The next paper is “A novel feature selection method based on comparison of correlations for human activity recognition problems” by Tsanousa et al. Tsanousa et al. (2020), with a focus on feature selection in human activity recognition. Their method is based on recordings of triaxial accelerometers and gyroscopes and creating a subset of features to optimises the performances of different activity classification algorithms.

Hirt et al.’s paper entitled “Stress Generation and Non-intrusive Measurement in Virtual Environments Using Eye Tracking” Hirt et al. (2020) checks if and how stress can be measured in a non-intrusive way, such as while the users explore a virtual environment. The authors have evaluated this idea by using eye tracking devices to detect stress levels and measuring the individual’s pupil diameter and pulses.

Next, there is a paper by Makri et al., entitled “Human behaviour in multimodal interaction: main effects of civic action and interpersonal and problem-solving skills” Makri et al. (2020). The focus of this paper is on multi-modal interaction and its effects on the human behaviour during meta-cognitive skill training. The authors have designed a user-system evaluation by sensing the before-and-after interaction of the users with the system, integrating a range of factors including dialogue system performance, metacognitive-related and individual-and-community level-related attributes.

Staffa et al., have contributed to this special issue by a paper entitled “Working together: a DBN approach for Individual and Group Activity Recognition” Rossi et al. (2020). Unlike the other works that have focused on individual activity recognition, the authors have addressed the problem of group activity recognition. Their methodology first examines each individual actions by correlating ambient sensor data, then this information are aggregated using a Hierarchical Deep Belief Network.

“Thumbs Up, Thumbs Down: Non-verbal Human-Robot Interaction through Real-time EMG Classification via Inductive and Supervised Transductive Transfer Learning” Kobylarz et al. (2020) is a paper by Kobylarz et al., in which a transfer learning method for gesture classification is proposed. The signs of ’thumbs up’, ’thumbs down’, and ’relax’ are used as means of non-verbal human-computer interactions. Using Electromyography data and relying on Inductive and Transductive Transfer Learning, the authors have compared the efficiency and limitations of different employed classification methods such as Random Forest and Support Vector Machine.

This special issue also includes a paper entitled “Examination of Electrodermal and Cardio-Vascular Reactivity in Virtual Reality Through a Combined Stress Induction Protocol” by Kerous et al. Kerous et al. (2020). Through sensing body reactions to different types and levels of stress, the authors aimed at finding the optimal combination of social and task-related stress to be used to consistently and reliably induce a stressful reaction.

The paper entitled “Human Behaviour Sensing: Challenges and Approaches” by Liu et al. Liu et al. (2020) is a comprehensive survey on the challenges and the future outlooks known for the thing-centric approaches in activity recognition, as opposed to the others’ human-centric approach which are usually associated with privacy concerns. This includes capturing environmental information such as the envoronmental vibrations or signals to indirectly infer the human activities.

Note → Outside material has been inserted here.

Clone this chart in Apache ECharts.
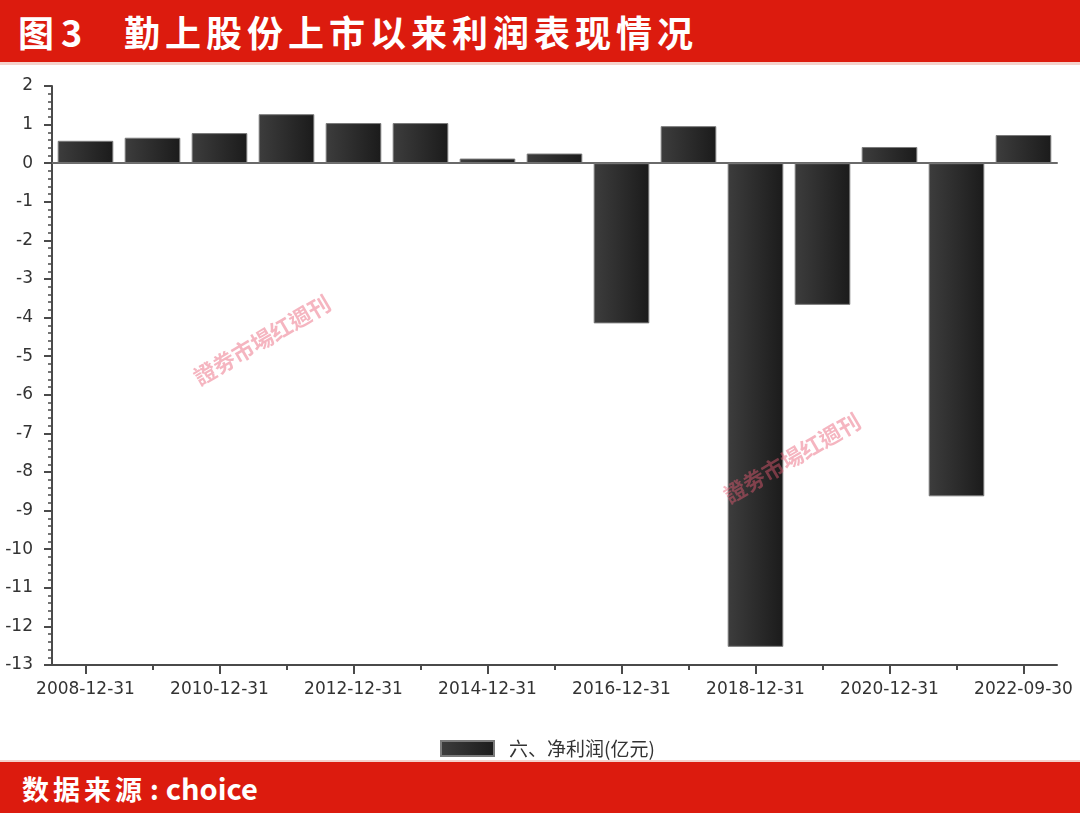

The paper by Liouane et al., entitled “An Intelligent Knowledge System for Designing, Modelling, and Recognising the Elderly Behaviour in Smart Space” (Liouane et al. 2020) has focused on semantic understanding and prediction of the elderly behaviours. This has been achieved by proposing a descriptive language, a hybrid Markov model, and developing a knowledge-base developed by processing data coming from ambient sensors.

In the paper by Mohmed et al., entitled “Enhanced Fuzzy Finite State Machine for Human Activity Modelling and Recognition” Mohmed et al. (2020), the different uncertainties naturally embedded in classifying human activities have lead the authors to proposes an enhanced Fuzzy Finite State Machine (FFSM) model of activity recognition, by incorporating the learning capabilities of Long Short-Term Memory and Convolutional Neural Network into the classical FFSM. Through experiments based on sensory data and public datasets, the machine learning techniques are employed to develop a fuzzy knowledge-base that governs the transitions between the FFSM’s states, leading to an improved classification accuracy in recognising the daily activities.

The above papers are followed by “Analyzing the Kinematic and Kinetic Contributions of the Human Upper Body’s Joints for Ergonomics Assessment”, a paper by Menychtas et al. (2020). Having evidences of chronic musculoskeletal injuries caused by problematic body postures, the authors have focused on assessing the extent of these injuries by sensing the body’s joint angles and torques as an effective ergonomics evaluation method. By developing an upper human body model, they have shown how sensing the joint angles and torques can identify which joints are under the most strain while performing a task.

In the paper entitled “Designing Assistive Technology for Getting More Independence for Blind People when Performing Everyday Tasks: An Auditory-Based Tool as a Case Study”, Leporini et al. (2020) have shown how simple auditory-based tools can effectively support the visually-impaired individuals in their independent living tasks, namely on checking if their rooms’ lights are on or off. In a broader view, they have conducted an empirical study leading to recommendations for designing a wider range of assistive technology tools for supporting visually-impaired individuals.

This special issue finally reaches to the last paper by Blanco et al. entitled “Analysis of the Interaction between Elderly People and a Simulated Virtual Coach” Justo Blanco et al. (2020). The authors employed conversational agents to coach elderly people, namely when they interact with a Wizard of Oz driven, simulated system. Helped by natural language processing, facial expression and gestures detection techniques, an analysis of the human behaviour is proposed with the aim of promoting healthy and independent living for the ageing population.